Regarding Mr. Ferguson's WSJ editorial, is he arguing that citizens of the U.S., acting through their choices of elected representatives, should not have the right to regulate what toxins can be emitted into the atmosphere and the conditions dictate their economic and public lives? Drawing comparisons to 1833 can lead to handwringing about loss of freedoms, but the concerns of a post-industrial, crowded and economically struggling nation are very different from those of a (mostly) pre-industrial nation sparsely populated nation.

Jun. 19 2013 10:04 AM
Robert from NYC

ARE YOU KIDDING! Civil society in decline? Civil society has declined to about the lowest it can go. Degeneration? You said it man. The civil society has been declining over the past two decades at least, and continue to declines as I type. Wake up and look around folks. There is no civility anymore.

Jun. 19 2013 10:03 AM
David from Fairfield CT

More abortion is performed in China each year because of their "one child" policy than probably any other country in the world. Is China declining? Anyone who believed China is declining should donate their brain to scientific research!

Jun. 19 2013 09:35 AM
David from Fairfield CT

More abortion is performed in China each year because of their "one child" policy than probably any other country in the world. Is China declining? Anyone who believed China is declining should donate their brain to scientific research!

Jun. 19 2013 09:35 AM
Martin Chuzzlewit from Manhattan

MUST READ - Ah, Niall Ferguson in this morning's (!) WALL STREET JOURNAL-


"Tocqueville would not recognize America today. Indeed, so completely has associational life collapsed, and so enormously has the state grown, that he would be forced to conclude that, at some point between 1833 and 2013, France must have conquered the United States."


Jun. 19 2013 08:15 AM
Martin Chuzzlewit from Manhattan

If this segment is really about "civil society in decline", then I will quote that famous ancient philosopher, Bernie Goldberg....

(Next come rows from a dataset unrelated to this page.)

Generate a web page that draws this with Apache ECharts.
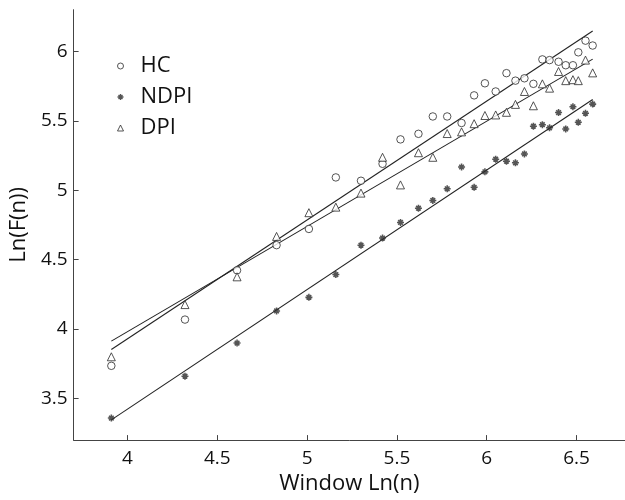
<!DOCTYPE html>
<html>
<head>
<meta charset="utf-8">
<script src="https://cdn.jsdelivr.net/npm/echarts@6/dist/echarts.min.js"></script>
<style>html,body{margin:0;padding:0;background:#fff;}#c{width:625px;height:500px;}</style>
</head>
<body>
<div id="c"></div>
<script>
// Window Ln(n)
var xVals = [3.91, 4.32, 4.61, 4.83, 5.01, 5.16, 5.30, 5.42, 5.52, 5.62, 5.70, 5.78, 5.86, 5.93, 5.99, 6.05, 6.11, 6.16, 6.21, 6.26, 6.31, 6.35, 6.40, 6.44, 6.48, 6.51, 6.55, 6.59];
var hcVals = [3.735, 4.068, 4.423, 4.604, 4.721, 5.092, 5.068, 5.19, 5.366, 5.406, 5.531, 5.531, 5.484, 5.683, 5.770, 5.711, 5.843, 5.789, 5.806, 5.766, 5.942, 5.937, 5.925, 5.90, 5.90, 5.993, 6.077, 6.042];
var ndpiVals = [3.359, 3.66, 3.899, 4.13, 4.228, 4.392, 4.604, 4.655, 4.768, 4.870, 4.926, 5.01, 5.167, 5.021, 5.132, 5.223, 5.209, 5.197, 5.261, 5.461, 5.472, 5.449, 5.559, 5.441, 5.601, 5.489, 5.554, 5.62];
var dpiVals = [3.80, 4.176, 4.376, 4.667, 4.838, 4.878, 4.979, 5.237, 5.038, 5.27, 5.237, 5.408, 5.42, 5.479, 5.538, 5.542, 5.561, 5.618, 5.711, 5.608, 5.766, 5.735, 5.855, 5.789, 5.796, 5.789, 5.937, 5.845];
var seriesNames = ['HC', 'NDPI', 'DPI'];
var xTicks = [4, 4.5, 5, 5.5, 6, 6.5];
var yTicks = [3.5, 4, 4.5, 5, 5.5, 6];

function pairs(ys) { return xVals.map(function (x, i) { return [x, ys[i]]; }); }
function fitLine(ys) {
  var n = xVals.length, sx = 0, sy = 0, sxx = 0, sxy = 0;
  for (var i = 0; i < n; i++) { sx += xVals[i]; sy += ys[i]; sxx += xVals[i] * xVals[i]; sxy += xVals[i] * ys[i]; }
  var b = (n * sxy - sx * sy) / (n * sxx - sx * sx);
  var a = (sy - b * sx) / n;
  var x0 = xVals[0], x1 = xVals[n - 1];
  return [[x0, a + b * x0], [x1, a + b * x1]];
}
var starPath = 'path://M0,3.9L10,3.9L10,6.1L0,6.1Z M3.9,0L6.1,0L6.1,10L3.9,10Z M0.9,2.5L2.5,0.9L9.1,7.5L7.5,9.1Z M7.5,0.9L9.1,2.5L2.5,9.1L0.9,7.5Z M2.7,5A2.3,2.3,0,1,1,7.3,5A2.3,2.3,0,1,1,2.7,5Z';
var ink = '#2a2a2a';
var font = 'Open Sans';

var chart = echarts.init(document.getElementById('c'), null, { renderer: 'canvas' });
function scatter(name, ys, symbol, size) {
  var isPath = symbol.indexOf('path') === 0;
  return {
    name: name, type: 'scatter', data: pairs(ys), symbol: symbol, symbolSize: size,
    itemStyle: isPath ? { color: ink, borderWidth: 0 } : { color: '#fff', borderColor: ink, borderWidth: 1 },
    z: 3
  };
}
function fit(ys) {
  return { type: 'line', data: fitLine(ys), symbol: 'none', silent: true,
    lineStyle: { color: '#222', width: 1.1 }, z: 2 };
}
chart.setOption({
  animation: false,
  backgroundColor: '#fff',
  grid: { left: 71, right: 0, top: 9.7, bottom: 50.7, containLabel: false },
  legend: {
    data: seriesNames, orient: 'vertical', left: 112, top: 50,
    itemWidth: 6, itemHeight: 6, itemGap: 9,
    itemStyle: { borderWidth: 1 },
    textStyle: { fontFamily: font, fontSize: 22, color: '#111', padding: [0, 0, 0, 12], lineHeight: 22 }
  },
  xAxis: {
    type: 'value', min: 3.7, max: 6.77,
    name: 'Window Ln(n)', nameLocation: 'middle', nameGap: 30,
    nameTextStyle: { fontFamily: font, fontSize: 22, color: '#111' },
    axisLine: { show: true, lineStyle: { color: '#444', width: 1 } },
    axisTick: { show: true, inside: true, length: 5, lineStyle: { color: '#444' }, customValues: xTicks },
    axisLabel: { fontFamily: font, fontSize: 19, color: '#111', margin: 9, customValues: xTicks },
    splitLine: { show: false }
  },
  yAxis: {
    type: 'value', min: 3.2, max: 6.3,
    name: 'Ln(F(n))', nameLocation: 'middle', nameGap: 43,
    nameTextStyle: { fontFamily: font, fontSize: 22, color: '#111' },
    axisLine: { show: true, lineStyle: { color: '#444', width: 1 } },
    axisTick: { show: true, inside: true, length: 5, lineStyle: { color: '#444' }, customValues: yTicks },
    axisLabel: { fontFamily: font, fontSize: 19, color: '#111', margin: 6, customValues: yTicks },
    splitLine: { show: false }
  },
  series: [
    scatter('HC', hcVals, 'circle', 7.5),
    scatter('NDPI', ndpiVals, starPath, 7),
    scatter('DPI', dpiVals, 'triangle', 8),
    fit(hcVals), fit(ndpiVals), fit(dpiVals)
  ]
});
</script>
</body>
</html>
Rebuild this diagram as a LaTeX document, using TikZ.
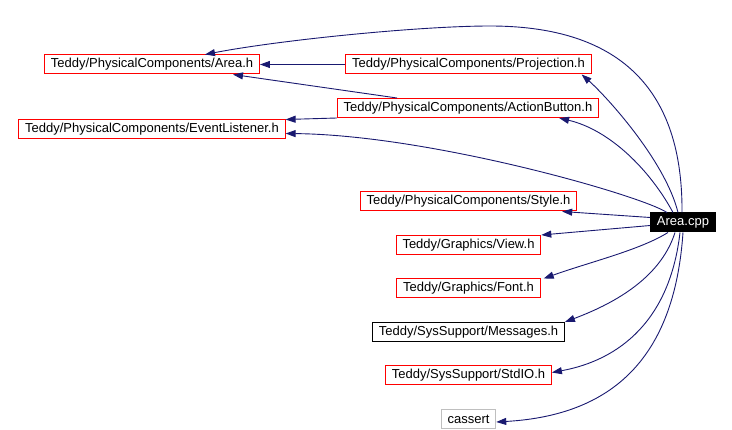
\documentclass[tikz,border=0pt]{standalone}
\usepackage{fontspec}
\setmainfont{Liberation Sans}
\usetikzlibrary{arrows.meta,positioning}
\definecolor{edgeblue}{HTML}{191970}
\definecolor{boxred}{HTML}{FF0000}
\definecolor{boxgray}{HTML}{BFBFBF}
\tikzset{
  header/.style={
    rectangle,
    draw=boxred,
    line width=1pt,
    fill=white,
    inner xsep=6.3pt,
    inner ysep=2pt,
    minimum height=19pt,
    font=\fontsize{13}{15}\selectfont
  },
  plainheader/.style={header, draw=black},
  sysheader/.style={header, draw=boxgray},
  source/.style={header, draw=black, fill=black, text=white},
  dep/.style={-{Triangle[length=10pt,width=7pt]}, draw=edgeblue, line width=0.9pt}
}

\begin{document}
\begin{tikzpicture}[x=1pt, y=-1pt, node distance=23.5pt]
  \useasboundingbox (0,0) rectangle (732,430);
  \node[source] (cpp) at (683,222.5) {Area.cpp};
  \node[header] (areah) at (152,64.5) {Teddy/PhysicalComponents/Area.h};
  \node[header] (proj) at (468.5,64.5) {Teddy/PhysicalComponents/Projection.h};
  \node[header] (action) at (468,108) {Teddy/PhysicalComponents/ActionButton.h};
  \node[header] (evt) at (152,129.5) {Teddy/PhysicalComponents/EventListener.h};
  \node[header] (style) at (468.5,201.5) {Teddy/PhysicalComponents/Style.h};
  \node[header, below=of style] (view) {Teddy/Graphics/View.h};
  \node[header, below=of view] (font) {Teddy/Graphics/Font.h};
  \node[plainheader, below=of font] (msg) {Teddy/SysSupport/Messages.h};
  \node[header, below=of msg] (stdio) {Teddy/SysSupport/StdIO.h};
  \node[sysheader, below=of stdio] (cassert) {cassert};
  \coordinate (bend) at (490,26);

  % includes of Area.cpp
  \draw[dep] ([xshift=-1pt]cpp.north) .. controls (683,80) and (610,26) .. (bend)
    .. controls (420,26) and (280,40) .. ([xshift=53pt]areah.north);
  \draw[dep] ([xshift=-5pt]cpp.north) .. controls (665,160) and (605,95) .. ([xshift=-10pt]proj.south east);
  \draw[dep] ([xshift=-10pt]cpp.north) .. controls (650,170) and (610,130) .. ([xshift=-40pt]action.south east);
  \draw[dep] ([xshift=-16pt]cpp.north) .. controls (640,195) and (430,135) .. ([yshift=-4pt]evt.east);
  \draw[dep] ([yshift=5pt]cpp.west) -- ([xshift=-15pt]style.south east);
  \draw[dep] ([yshift=-3pt]cpp.west) -- (view.north east);
  \draw[dep] ([xshift=-15pt]cpp.south) .. controls (640,250) and (590,262) .. ([xshift=3pt]font.north east);
  \draw[dep] ([xshift=-8pt]cpp.south) .. controls (660,280) and (610,305) .. (msg.north east);
  \draw[dep] ([xshift=-3pt]cpp.south) .. controls (670,320) and (620,360) .. ([yshift=3pt]stdio.east);
  \draw[dep] (cpp.south) .. controls (675,350) and (620,415) .. ([yshift=-3pt]cassert.east);

  % includes between headers
  \draw[dep] (proj) -- (areah);
  \draw[dep] ([xshift=-71pt]action.north) -- ([xshift=81pt]areah.south);
  \draw[dep] (action.south west) -- (evt.north east);
\end{tikzpicture}
\end{document}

("Arrogance: Rescuing America from the Media Elite"

Jun. 19 2013 07:52 AM
Martin Chuzzlewit from Manhattan

The Left spins this book (When they are not trashing it.) as a conservative's assault on income inequality. But, Ferguson's underlying concept is that a nation or a civilization is, in the end, defined by its collectively held values, individual freedoms and traditions. Lefties deplore this, but what else gives it meaning? What other glue holds it together? Entitlement packages?

The unfortunate morphing of our cultural elites into a quasi-religious group that worships (ironically) vague "world values" bodes poorly for our future unity. Societies don't survive as a collection of "victim groups" vying for top grievance status. And this isn't helped by a President and his wife who resent many of these freedoms and values, seeing everything through a prism of victimization and class warfare.

Jun. 19 2013 07:42 AM
Ed from Larchmont

Chesterton tells us that societies decline morally before they decline economically or militarily. If that's the case, we're in a steep decline.
Abortion is a sign of our decline, and of our lost hope, and it's also a cause of that decline.